Print the entries in full, word for word, but not the pictures.

—————

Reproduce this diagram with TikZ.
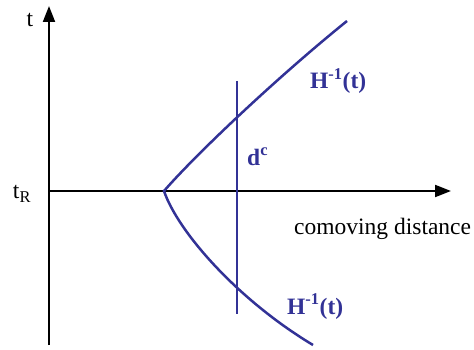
\documentclass[tikz,border=0pt]{standalone}
\usepackage{fontspec}
\setmainfont{Liberation Serif}
\usetikzlibrary{arrows.meta}
\definecolor{horizonblue}{RGB}{50,50,150}

\begin{document}
\begin{tikzpicture}[x=1pt,y=-1pt,>={Triangle[length=16pt,width=12pt]},
    font=\fontsize{23.5}{28}\selectfont,
    axis/.style={line width=2pt},
    horizon/.style={horizonblue,line width=2.5pt},
    bluelabel/.style={text=horizonblue,inner sep=0pt,anchor=base west,
      font=\fontsize{23.5}{28}\selectfont\bfseries}]
    \useasboundingbox (0,0) rectangle (474,350);
    \coordinate (origin) at (49,191);
    \coordinate (ttop) at (49,6);
    \coordinate (tbottom) at (49,345);
    \coordinate (dright) at (451,191);
    \draw[axis,->] (tbottom) -- (ttop);
    \draw[axis,->] (origin) -- (dright);
    \node (tlabel) at (30,20) {t};
    \node (trlabel) at (22,194) {t\textsubscript{R}};
    \node[inner sep=0pt,anchor=base west] (distlabel) at (294,234)
      {comoving distance};

    \coordinate (vertex) at (164,191);
    \coordinate (upperend) at (347,21);
    \coordinate (lowerend) at (313,345);
    \draw[horizon] (upperend) .. controls (280,75) and (198,152) .. (vertex)
      .. controls (178,232) and (238,300) .. (lowerend);
    \coordinate (dtop) at (237,81);
    \coordinate (dbottom) at (237,314);
    \draw[horizon] (dtop) -- (dbottom);

    \node[bluelabel] (upperH) at (310,89) {H\textsuperscript{-1}(t)};
    \node[bluelabel] (dclabel) at (247,165) {d\textsuperscript{c}};
    \node[bluelabel] (lowerH) at (287,314) {H\textsuperscript{-1}(t)};
\end{tikzpicture}
\end{document}
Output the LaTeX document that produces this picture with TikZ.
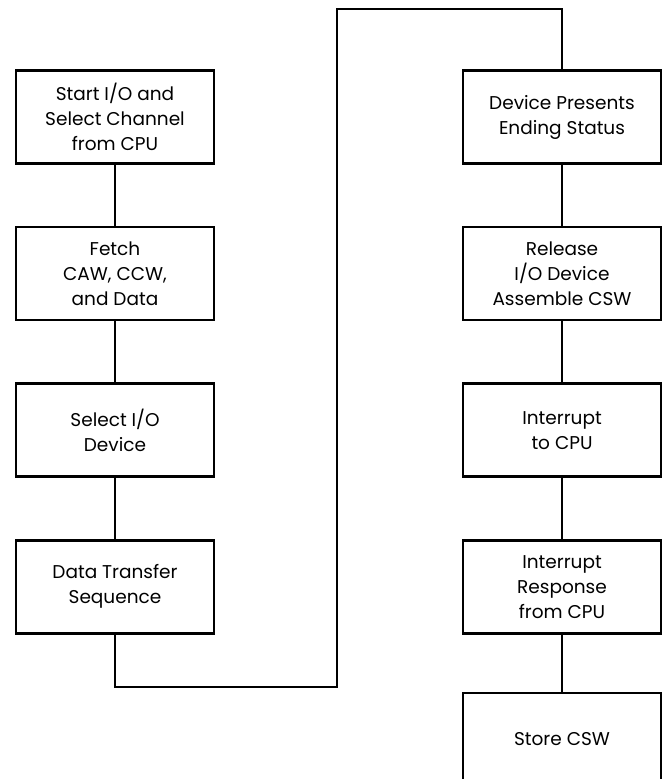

—————

__Reply__.
Reproduce this diagram with TikZ.
\documentclass[tikz,border=0pt]{standalone}
\usepackage{fontspec}
\setmainfont{Liberation Serif}
\usetikzlibrary{arrows.meta}
\definecolor{horizonblue}{RGB}{50,50,150}

\begin{document}
\begin{tikzpicture}[x=1pt,y=-1pt,>={Triangle[length=16pt,width=12pt]},
    font=\fontsize{23.5}{28}\selectfont,
    axis/.style={line width=2pt},
    horizon/.style={horizonblue,line width=2.5pt},
    bluelabel/.style={text=horizonblue,inner sep=0pt,anchor=base west,
      font=\fontsize{23.5}{28}\selectfont\bfseries}]
    \useasboundingbox (0,0) rectangle (474,350);
    \coordinate (origin) at (49,191);
    \coordinate (ttop) at (49,6);
    \coordinate (tbottom) at (49,345);
    \coordinate (dright) at (451,191);
    \draw[axis,->] (tbottom) -- (ttop);
    \draw[axis,->] (origin) -- (dright);
    \node (tlabel) at (30,20) {t};
    \node (trlabel) at (22,194) {t\textsubscript{R}};
    \node[inner sep=0pt,anchor=base west] (distlabel) at (294,234)
      {comoving distance};

    \coordinate (vertex) at (164,191);
    \coordinate (upperend) at (347,21);
    \coordinate (lowerend) at (313,345);
    \draw[horizon] (upperend) .. controls (280,75) and (198,152) .. (vertex)
      .. controls (178,232) and (238,300) .. (lowerend);
    \coordinate (dtop) at (237,81);
    \coordinate (dbottom) at (237,314);
    \draw[horizon] (dtop) -- (dbottom);

    \node[bluelabel] (upperH) at (310,89) {H\textsuperscript{-1}(t)};
    \node[bluelabel] (dclabel) at (247,165) {d\textsuperscript{c}};
    \node[bluelabel] (lowerH) at (287,314) {H\textsuperscript{-1}(t)};
\end{tikzpicture}
\end{document}
Output the LaTeX document that produces this picture with TikZ.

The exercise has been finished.